Thursday, September 29, 2005

McMarketing 101

Seagram’s Gin. Verizon. HBO. Pepsi. Crown Royal. Budweiser. McDonald’s.

How many commercials do you hear on the radio for these companies? How many do you hear without realizing it?

There is a new trend, particularly in hip-hop, that is beginning to change the way companies market themselves. In March, McDonalds announced that, as part of a new marketing campaign, it was offering money to rappers who mentioned their Big Mac sandwich in their song lyrics. The amount the artist would be paid would be contingent on the amount of radio play it received; in essence, the bigger the hit, the bigger the check. One report puts the price tag at $1-$5 per play.
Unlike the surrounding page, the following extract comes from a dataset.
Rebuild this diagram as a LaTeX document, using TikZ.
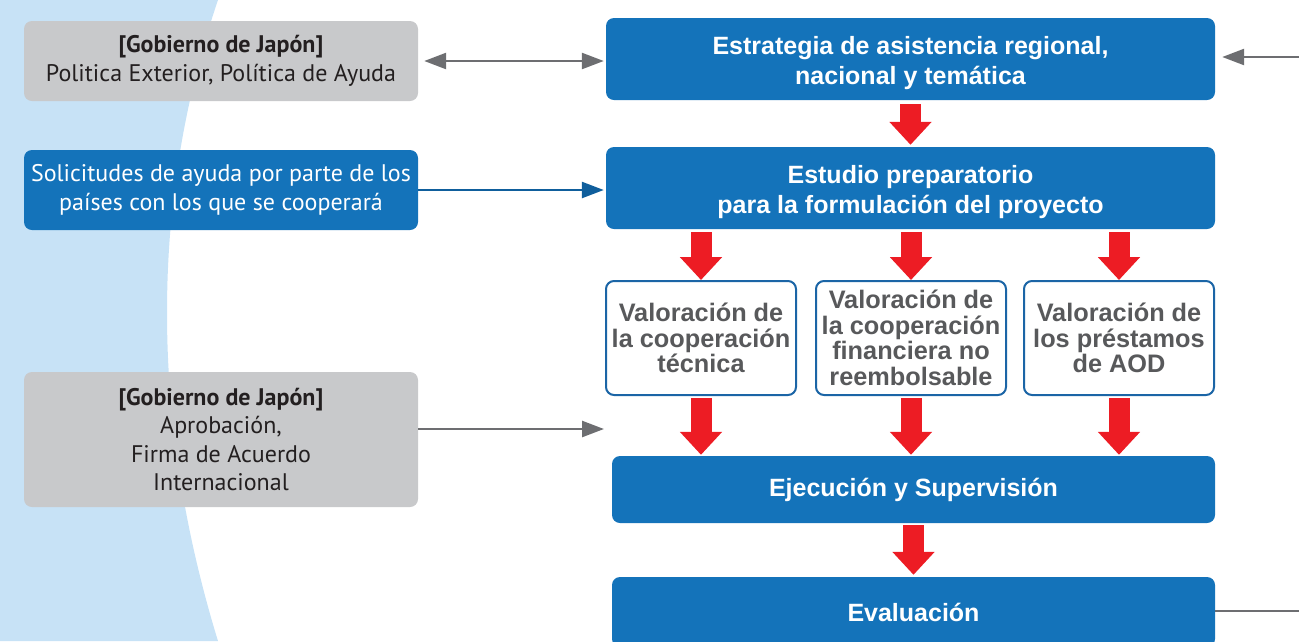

To accomplish this, McDonald’s turned to Maven Strategies, a marketing firm in Maryland that specializes in teaming up the rappers and the companies they represent. Their emphasis is non-traditional market placement; it was Maven Strategies that was responsible for Seagram’s hooking up with rapper Petey Pablo for the mention in “Freak-A-Leek.” In the song, Pablo says “Now I’ve gotta give a shout out to Seagram’s Gin, ‘cause I drink it and they payin’ me for it.” “Freak-A-Leek” was the number two hip-hop song of 2004, according to Billboard, racking up more than 350,000 radio spins. And “Freak-A-Leek was only one of five songs in which Maven got Seagram’s mentions.

The Maven philosophy is a simple one: rappers have been mentioning products in their lyrics for years. “Lookin’ at my Gucci it’s about that time.” In 1986, Run-DMC had a chart-topping hit with “My Adidas.” But historically, rappers have not been compensated for the advertising they have been doing for the companies. In the top 20 songs last year, brand names appeared almost 1,000 times. Cadillac, for example, garnered 70 mentions. Hennessy picked up 69. In ninety percent of these, the artists were paid nothing. Most of the remaining ten percent involved clients of Maven Strategies.
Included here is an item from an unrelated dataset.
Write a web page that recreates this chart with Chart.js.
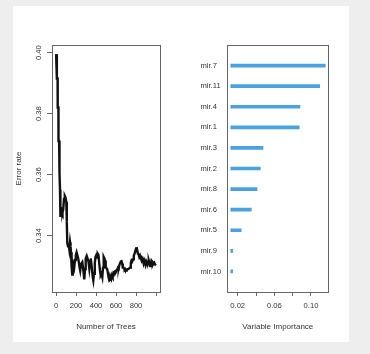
<!DOCTYPE html>
<html>
<head>
<meta charset="utf-8">
<script src="https://cdn.jsdelivr.net/npm/chart.js@4"></script>
<style>
  body { margin: 0; background: #eeeeee; }
  #panel { position: absolute; left: 13px; top: 6px; width: 336px; height: 336px; background: #fff; }
  canvas { position: absolute; top: 0; }
  #errChart { left: 0; }
  #impChart { left: 185px; }
</style>
</head>
<body>
<div id="panel"></div>
<canvas id="errChart" width="185" height="354"></canvas>
<canvas id="impChart" width="185" height="354"></canvas>
<script>
// error rate vs number of trees
var trees = [1, 8, 9, 16, 17, 24, 25, 31, 32, 38, 40, 44, 50, 55, 60, 65, 72, 80, 88, 95, 103, 108, 113, 120, 127, 133, 140, 145, 150, 156,
  162, 168, 174, 182, 190, 198, 206, 214, 222, 230, 236, 242, 250, 257, 263, 270, 277, 283, 290, 297, 303, 310, 318, 325, 333, 340,
  347, 355, 362, 368, 373, 380, 388, 395, 402, 410, 418, 425, 432, 440, 447, 455, 463, 470, 477, 484, 490, 497, 505, 512, 520, 527,
  533, 540, 547, 553, 560, 567, 575, 583, 590, 597, 605, 612, 620, 627, 635, 642, 648, 655, 662, 668, 675, 680, 687, 693, 700, 707,
  715, 722, 730, 740, 748, 755, 762, 770, 778, 785, 792, 800, 807, 813, 820, 827, 833, 840, 848, 855, 862, 868, 875, 882, 888, 895,
  902, 908, 915, 922, 928, 935, 942, 948, 955, 962, 968, 975, 982, 990, 1000];
var errRate = [0.3995, 0.3995, 0.3915, 0.3915, 0.382, 0.382, 0.371, 0.371, 0.3605, 0.3605, 0.355, 0.3465, 0.3465, 0.3485, 0.348, 0.3475,
  0.3485, 0.352, 0.353, 0.3525, 0.351, 0.3445, 0.3375, 0.3365, 0.337, 0.3355, 0.3378, 0.3365, 0.3345, 0.330,
  0.3272, 0.329, 0.3305, 0.3295, 0.332, 0.3335, 0.3345, 0.3335, 0.3325, 0.331, 0.3295, 0.3285, 0.3305, 0.331, 0.3313, 0.3295, 0.3275, 0.3256, 0.329, 0.3325, 0.333, 0.332, 0.3322, 0.3315, 0.3293, 0.3315,
  0.3325, 0.3305, 0.328, 0.3262, 0.3253, 0.3275, 0.331, 0.333, 0.3335, 0.3328, 0.334, 0.3336, 0.331, 0.3285, 0.327, 0.3275, 0.3264, 0.3295, 0.333, 0.3325, 0.3318, 0.330, 0.3292, 0.329, 0.3275, 0.3262,
  0.3253, 0.3255, 0.3263, 0.3258, 0.327, 0.3265, 0.3278, 0.3275, 0.3282, 0.3281, 0.3287, 0.3288, 0.3295, 0.3293, 0.3305, 0.331, 0.3315, 0.3316, 0.3308, 0.3295, 0.3295, 0.3292, 0.3288, 0.329, 0.3285, 0.3286,
  0.329, 0.329, 0.3292, 0.3295, 0.331, 0.3318, 0.3315, 0.3322, 0.3335, 0.334, 0.3348, 0.3358, 0.3362, 0.335, 0.334, 0.3338, 0.333, 0.3335, 0.3328, 0.332, 0.3325, 0.332, 0.331, 0.332, 0.3315, 0.3305,
  0.3315, 0.331, 0.3305, 0.3315, 0.3318, 0.331, 0.330, 0.3305, 0.3318, 0.3315, 0.3305, 0.331, 0.3312, 0.3305, 0.3302];
var xTicksTrees = [0, 200, 400, 600, 800];

// variable importance, top to bottom
var varNames = ['mir.7', 'mir.11', 'mir.4', 'mir.1', 'mir.3', 'mir.2', 'mir.8', 'mir.6', 'mir.5', 'mir.9', 'mir.10'];
var importance = [0.1156, 0.1095, 0.088, 0.0872, 0.0476, 0.0447, 0.0411, 0.0349, 0.0239, 0.0127, 0.0135];
var impStart = 0.0124;
var impTickLabels = ['0.02', '0.06', '0.10'];

var FONT = '"Liberation Sans", Arial, sans-serif';
var tickFont = { family: FONT, size: 7.6 };
var titleFont = { family: FONT, size: 8 };

// R style box around the plot region
var boxPlugin = {
  id: 'box',
  afterDraw: function (chart) {
    var a = chart.chartArea, c = chart.ctx;
    c.save();
    c.strokeStyle = '#666';
    c.lineWidth = 1;
    c.strokeRect(Math.round(a.left) + 0.5, Math.round(a.top) + 0.5, Math.round(a.right - a.left), Math.round(a.bottom - a.top));
    c.restore();
  }
};

new Chart(document.getElementById('errChart'), {
  type: 'line',
  data: {
    datasets: [{
      data: trees.map(function (t, i) { return { x: t, y: errRate[i] }; }),
      borderColor: '#111',
      borderWidth: 2.4,
      pointRadius: 0,
      tension: 0
    }]
  },
  options: {
    responsive: false,
    animation: false,
    layout: { padding: { left: 0, right: 25, top: 45, bottom: 0 } },
    plugins: { legend: { display: false }, tooltip: { enabled: false } },
    scales: {
      x: {
        type: 'linear', min: -40, max: 1040,
        grid: { drawOnChartArea: false, tickLength: 4, color: '#666' },
        border: { display: false },
        ticks: {
          stepSize: 200, includeBounds: false, autoSkip: false, maxRotation: 0, padding: 5,
          color: '#333', font: tickFont,
          callback: function (v) { return xTicksTrees.indexOf(v) >= 0 ? String(v) : ''; }
        },
        title: { display: true, text: 'Number of Trees', color: '#333', font: titleFont, padding: { top: 0, bottom: 22.5 } },
        afterFit: function (s) { s.height = 62; }
      },
      y: {
        type: 'linear', min: 0.3215, max: 0.4025,
        grid: { drawOnChartArea: false, tickLength: 5, color: '#666' },
        border: { display: false },
        ticks: {
          stepSize: 0.02, includeBounds: false, autoSkip: false, minRotation: 90, maxRotation: 90,
          crossAlign: 'center', padding: 1, color: '#333', font: tickFont,
          callback: function (v) { return v.toFixed(2); }
        },
        title: { display: true, text: 'Error rate', color: '#333', font: titleFont, padding: { top: 13.7, bottom: 0 } },
        afterFit: function (s) { s.width = 52; }
      }
    }
  },
  plugins: [boxPlugin]
});

new Chart(document.getElementById('impChart'), {
  type: 'bar',
  data: {
    datasets: [{
      data: varNames.map(function (n, i) { return { y: i + 1, x: [impStart, importance[i]] }; }),
      backgroundColor: '#4aa3e0',
      barThickness: 3,
      minBarLength: 2,
      borderSkipped: false
    }]
  },
  options: {
    indexAxis: 'y',
    responsive: false,
    animation: false,
    layout: { padding: { left: 15.5, right: 41.7, top: 45, bottom: 0 } },
    plugins: { legend: { display: false }, tooltip: { enabled: false } },
    scales: {
      x: {
        type: 'linear', min: 0.00865, max: 0.1189,
        grid: { drawOnChartArea: false, tickLength: 4, color: '#666' },
        border: { display: false },
        ticks: {
          stepSize: 0.02, includeBounds: false, autoSkip: false, maxRotation: 0, padding: 5,
          color: '#333', font: tickFont,
          callback: function (v) { var s = v.toFixed(2); return impTickLabels.indexOf(s) >= 0 ? s : ''; }
        },
        title: { display: true, text: 'Variable Importance', color: '#333', font: titleFont, padding: { top: 0, bottom: 22.5 } },
        afterFit: function (s) { s.height = 62; }
      },
      y: {
        type: 'linear', min: 0, max: 12, reverse: true, offset: false,
        grid: { display: false, drawTicks: false, offset: false },
        border: { display: false },
        ticks: {
          stepSize: 1, autoSkip: false, crossAlign: 'far', color: '#333', font: tickFont,
          callback: function (v) { return varNames[v - 1] || ''; }
        },
        afterFit: function (s) { s.width = 26.8; }
      }
    }
  },
  plugins: [boxPlugin]
});
</script>
</body>
</html>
Tony Rome, Maven’s founder and president, recently told the Washington Post, “Hip-hop is the only music genre that embraces brands in their songs and because they are doing it, I think the hip-hop artists should be paid for it.” He says that if the remaining 90 percent were paid mentions, the cost to the mentioned businesses could have been upward of $1 billion.

Among watchdog groups, though, word apparently travels slowly. On Monday, Advertising Age magazine reported that a watchdog group, the Campaign for a Commercial-Free Childhood (CCFC), has spoken out against McDonald’s and the fast food chain’s efforts to use hip-hop to target preteens. The organization, as the name suggests, is a “national coalition of health care professionals, educators, advocacy groups and concerned parents who counter the harmful effects of marketing to children,” according to the group’s website. The CCFC argues that the campaign only counters the struggle to reduce childhood obesity rates. They call the plan a “new and deceitful way of targeting children,” saying that “these ‘adversongs’ are inherently deceptive.”

Soon, we may be seeing stickers on CDs reading, “Parental Advisory: Fast Food Lyrics.”